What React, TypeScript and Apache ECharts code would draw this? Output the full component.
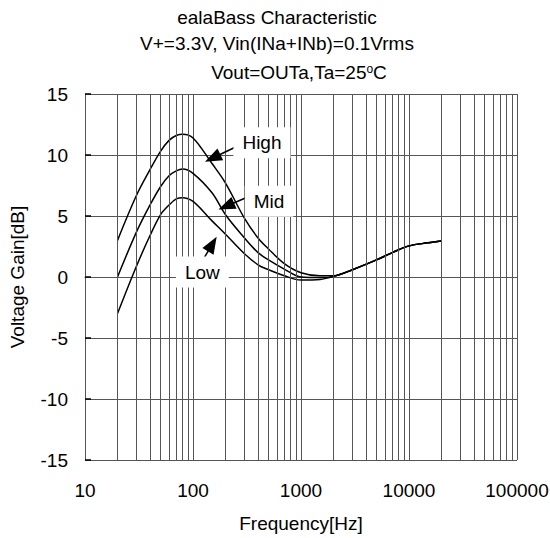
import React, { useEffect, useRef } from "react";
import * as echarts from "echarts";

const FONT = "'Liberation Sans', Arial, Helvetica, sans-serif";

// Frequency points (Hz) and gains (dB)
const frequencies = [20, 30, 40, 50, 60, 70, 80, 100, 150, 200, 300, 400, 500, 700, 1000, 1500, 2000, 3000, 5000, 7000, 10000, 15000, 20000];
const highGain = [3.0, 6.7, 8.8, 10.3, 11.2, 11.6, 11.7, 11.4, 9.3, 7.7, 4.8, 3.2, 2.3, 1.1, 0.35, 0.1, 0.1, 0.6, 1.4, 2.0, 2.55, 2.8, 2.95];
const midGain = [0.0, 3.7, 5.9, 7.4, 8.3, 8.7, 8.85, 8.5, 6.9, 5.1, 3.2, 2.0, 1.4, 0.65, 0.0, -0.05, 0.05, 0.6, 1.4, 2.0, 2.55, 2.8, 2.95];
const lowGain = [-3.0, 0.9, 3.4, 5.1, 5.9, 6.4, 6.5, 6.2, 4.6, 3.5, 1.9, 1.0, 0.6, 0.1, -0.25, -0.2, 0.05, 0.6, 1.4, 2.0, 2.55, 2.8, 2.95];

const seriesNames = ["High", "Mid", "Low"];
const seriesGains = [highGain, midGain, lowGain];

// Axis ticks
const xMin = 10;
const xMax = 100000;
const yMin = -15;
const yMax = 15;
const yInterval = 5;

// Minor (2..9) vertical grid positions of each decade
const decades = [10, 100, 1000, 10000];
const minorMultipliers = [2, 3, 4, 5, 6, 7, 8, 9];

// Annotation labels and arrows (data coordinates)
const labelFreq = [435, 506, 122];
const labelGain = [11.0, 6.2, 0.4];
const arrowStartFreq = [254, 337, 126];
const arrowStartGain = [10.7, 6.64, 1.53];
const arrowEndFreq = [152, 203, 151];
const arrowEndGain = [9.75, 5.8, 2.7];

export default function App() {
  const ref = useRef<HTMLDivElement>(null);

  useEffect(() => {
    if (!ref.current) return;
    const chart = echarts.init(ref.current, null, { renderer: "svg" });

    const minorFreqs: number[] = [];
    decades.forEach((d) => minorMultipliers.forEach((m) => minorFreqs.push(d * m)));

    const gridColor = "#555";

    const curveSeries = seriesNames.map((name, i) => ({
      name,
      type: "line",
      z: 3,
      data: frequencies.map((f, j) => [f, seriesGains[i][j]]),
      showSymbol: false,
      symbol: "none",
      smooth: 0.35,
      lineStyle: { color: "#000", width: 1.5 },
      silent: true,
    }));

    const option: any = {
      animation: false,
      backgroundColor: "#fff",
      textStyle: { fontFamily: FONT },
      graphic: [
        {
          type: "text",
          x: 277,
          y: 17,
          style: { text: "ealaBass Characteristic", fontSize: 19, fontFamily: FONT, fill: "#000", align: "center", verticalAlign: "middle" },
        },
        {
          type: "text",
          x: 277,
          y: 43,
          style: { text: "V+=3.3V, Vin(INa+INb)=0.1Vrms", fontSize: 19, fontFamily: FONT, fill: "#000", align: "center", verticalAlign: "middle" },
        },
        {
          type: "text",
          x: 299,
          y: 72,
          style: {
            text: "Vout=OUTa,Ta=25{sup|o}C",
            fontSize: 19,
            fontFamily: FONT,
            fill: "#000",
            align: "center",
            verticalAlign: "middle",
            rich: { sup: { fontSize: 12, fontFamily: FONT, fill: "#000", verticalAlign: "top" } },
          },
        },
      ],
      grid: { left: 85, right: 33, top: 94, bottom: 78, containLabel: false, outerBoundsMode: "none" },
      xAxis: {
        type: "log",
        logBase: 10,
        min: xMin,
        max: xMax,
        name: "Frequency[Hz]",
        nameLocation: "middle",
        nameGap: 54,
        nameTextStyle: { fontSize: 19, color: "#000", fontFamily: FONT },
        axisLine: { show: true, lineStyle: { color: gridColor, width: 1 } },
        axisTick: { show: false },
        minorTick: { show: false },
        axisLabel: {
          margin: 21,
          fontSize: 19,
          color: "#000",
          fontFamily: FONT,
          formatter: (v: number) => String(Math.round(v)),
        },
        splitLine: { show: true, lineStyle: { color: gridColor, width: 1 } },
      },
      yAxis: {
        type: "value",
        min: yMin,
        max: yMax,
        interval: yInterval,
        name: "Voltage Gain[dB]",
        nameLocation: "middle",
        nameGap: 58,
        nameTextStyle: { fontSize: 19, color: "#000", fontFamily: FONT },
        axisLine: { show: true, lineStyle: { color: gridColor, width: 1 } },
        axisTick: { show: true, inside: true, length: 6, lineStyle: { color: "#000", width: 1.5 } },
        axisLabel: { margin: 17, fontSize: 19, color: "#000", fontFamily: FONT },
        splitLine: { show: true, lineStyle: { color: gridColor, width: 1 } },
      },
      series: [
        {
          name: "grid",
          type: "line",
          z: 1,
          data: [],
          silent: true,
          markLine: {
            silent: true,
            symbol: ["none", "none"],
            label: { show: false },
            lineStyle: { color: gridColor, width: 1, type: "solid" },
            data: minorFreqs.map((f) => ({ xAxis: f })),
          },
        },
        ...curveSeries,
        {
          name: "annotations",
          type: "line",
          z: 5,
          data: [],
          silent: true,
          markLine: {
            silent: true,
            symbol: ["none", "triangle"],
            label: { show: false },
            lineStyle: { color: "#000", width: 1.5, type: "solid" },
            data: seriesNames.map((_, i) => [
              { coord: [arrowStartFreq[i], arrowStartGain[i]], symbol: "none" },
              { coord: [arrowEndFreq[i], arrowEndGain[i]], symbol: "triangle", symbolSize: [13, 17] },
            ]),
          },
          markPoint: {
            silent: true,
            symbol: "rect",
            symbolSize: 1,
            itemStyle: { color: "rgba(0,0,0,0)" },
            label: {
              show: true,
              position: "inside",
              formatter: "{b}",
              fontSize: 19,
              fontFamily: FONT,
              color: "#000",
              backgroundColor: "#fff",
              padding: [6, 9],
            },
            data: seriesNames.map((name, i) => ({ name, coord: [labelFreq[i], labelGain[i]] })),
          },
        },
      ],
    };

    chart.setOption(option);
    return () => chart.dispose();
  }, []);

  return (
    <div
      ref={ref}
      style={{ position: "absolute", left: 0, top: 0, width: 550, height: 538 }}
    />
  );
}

Aim of the exercise → Transcribe the whole listing, character for character, but not its images.

Response →
What React, TypeScript and Apache ECharts code would draw this? Output the full component.
import React, { useEffect, useRef } from "react";
import * as echarts from "echarts";

const FONT = "'Liberation Sans', Arial, Helvetica, sans-serif";

// Frequency points (Hz) and gains (dB)
const frequencies = [20, 30, 40, 50, 60, 70, 80, 100, 150, 200, 300, 400, 500, 700, 1000, 1500, 2000, 3000, 5000, 7000, 10000, 15000, 20000];
const highGain = [3.0, 6.7, 8.8, 10.3, 11.2, 11.6, 11.7, 11.4, 9.3, 7.7, 4.8, 3.2, 2.3, 1.1, 0.35, 0.1, 0.1, 0.6, 1.4, 2.0, 2.55, 2.8, 2.95];
const midGain = [0.0, 3.7, 5.9, 7.4, 8.3, 8.7, 8.85, 8.5, 6.9, 5.1, 3.2, 2.0, 1.4, 0.65, 0.0, -0.05, 0.05, 0.6, 1.4, 2.0, 2.55, 2.8, 2.95];
const lowGain = [-3.0, 0.9, 3.4, 5.1, 5.9, 6.4, 6.5, 6.2, 4.6, 3.5, 1.9, 1.0, 0.6, 0.1, -0.25, -0.2, 0.05, 0.6, 1.4, 2.0, 2.55, 2.8, 2.95];

const seriesNames = ["High", "Mid", "Low"];
const seriesGains = [highGain, midGain, lowGain];

// Axis ticks
const xMin = 10;
const xMax = 100000;
const yMin = -15;
const yMax = 15;
const yInterval = 5;

// Minor (2..9) vertical grid positions of each decade
const decades = [10, 100, 1000, 10000];
const minorMultipliers = [2, 3, 4, 5, 6, 7, 8, 9];

// Annotation labels and arrows (data coordinates)
const labelFreq = [435, 506, 122];
const labelGain = [11.0, 6.2, 0.4];
const arrowStartFreq = [254, 337, 126];
const arrowStartGain = [10.7, 6.64, 1.53];
const arrowEndFreq = [152, 203, 151];
const arrowEndGain = [9.75, 5.8, 2.7];

export default function App() {
  const ref = useRef<HTMLDivElement>(null);

  useEffect(() => {
    if (!ref.current) return;
    const chart = echarts.init(ref.current, null, { renderer: "svg" });

    const minorFreqs: number[] = [];
    decades.forEach((d) => minorMultipliers.forEach((m) => minorFreqs.push(d * m)));

    const gridColor = "#555";

    const curveSeries = seriesNames.map((name, i) => ({
      name,
      type: "line",
      z: 3,
      data: frequencies.map((f, j) => [f, seriesGains[i][j]]),
      showSymbol: false,
      symbol: "none",
      smooth: 0.35,
      lineStyle: { color: "#000", width: 1.5 },
      silent: true,
    }));

    const option: any = {
      animation: false,
      backgroundColor: "#fff",
      textStyle: { fontFamily: FONT },
      graphic: [
        {
          type: "text",
          x: 277,
          y: 17,
          style: { text: "ealaBass Characteristic", fontSize: 19, fontFamily: FONT, fill: "#000", align: "center", verticalAlign: "middle" },
        },
        {
          type: "text",
          x: 277,
          y: 43,
          style: { text: "V+=3.3V, Vin(INa+INb)=0.1Vrms", fontSize: 19, fontFamily: FONT, fill: "#000", align: "center", verticalAlign: "middle" },
        },
        {
          type: "text",
          x: 299,
          y: 72,
          style: {
            text: "Vout=OUTa,Ta=25{sup|o}C",
            fontSize: 19,
            fontFamily: FONT,
            fill: "#000",
            align: "center",
            verticalAlign: "middle",
            rich: { sup: { fontSize: 12, fontFamily: FONT, fill: "#000", verticalAlign: "top" } },
          },
        },
      ],
      grid: { left: 85, right: 33, top: 94, bottom: 78, containLabel: false, outerBoundsMode: "none" },
      xAxis: {
        type: "log",
        logBase: 10,
        min: xMin,
        max: xMax,
        name: "Frequency[Hz]",
        nameLocation: "middle",
        nameGap: 54,
        nameTextStyle: { fontSize: 19, color: "#000", fontFamily: FONT },
        axisLine: { show: true, lineStyle: { color: gridColor, width: 1 } },
        axisTick: { show: false },
        minorTick: { show: false },
        axisLabel: {
          margin: 21,
          fontSize: 19,
          color: "#000",
          fontFamily: FONT,
          formatter: (v: number) => String(Math.round(v)),
        },
        splitLine: { show: true, lineStyle: { color: gridColor, width: 1 } },
      },
      yAxis: {
        type: "value",
        min: yMin,
        max: yMax,
        interval: yInterval,
        name: "Voltage Gain[dB]",
        nameLocation: "middle",
        nameGap: 58,
        nameTextStyle: { fontSize: 19, color: "#000", fontFamily: FONT },
        axisLine: { show: true, lineStyle: { color: gridColor, width: 1 } },
        axisTick: { show: true, inside: true, length: 6, lineStyle: { color: "#000", width: 1.5 } },
        axisLabel: { margin: 17, fontSize: 19, color: "#000", fontFamily: FONT },
        splitLine: { show: true, lineStyle: { color: gridColor, width: 1 } },
      },
      series: [
        {
          name: "grid",
          type: "line",
          z: 1,
          data: [],
          silent: true,
          markLine: {
            silent: true,
            symbol: ["none", "none"],
            label: { show: false },
            lineStyle: { color: gridColor, width: 1, type: "solid" },
            data: minorFreqs.map((f) => ({ xAxis: f })),
          },
        },
        ...curveSeries,
        {
          name: "annotations",
          type: "line",
          z: 5,
          data: [],
          silent: true,
          markLine: {
            silent: true,
            symbol: ["none", "triangle"],
            label: { show: false },
            lineStyle: { color: "#000", width: 1.5, type: "solid" },
            data: seriesNames.map((_, i) => [
              { coord: [arrowStartFreq[i], arrowStartGain[i]], symbol: "none" },
              { coord: [arrowEndFreq[i], arrowEndGain[i]], symbol: "triangle", symbolSize: [13, 17] },
            ]),
          },
          markPoint: {
            silent: true,
            symbol: "rect",
            symbolSize: 1,
            itemStyle: { color: "rgba(0,0,0,0)" },
            label: {
              show: true,
              position: "inside",
              formatter: "{b}",
              fontSize: 19,
              fontFamily: FONT,
              color: "#000",
              backgroundColor: "#fff",
              padding: [6, 9],
            },
            data: seriesNames.map((name, i) => ({ name, coord: [labelFreq[i], labelGain[i]] })),
          },
        },
      ],
    };

    chart.setOption(option);
    return () => chart.dispose();
  }, []);

  return (
    <div
      ref={ref}
      style={{ position: "absolute", left: 0, top: 0, width: 550, height: 538 }}
    />
  );
}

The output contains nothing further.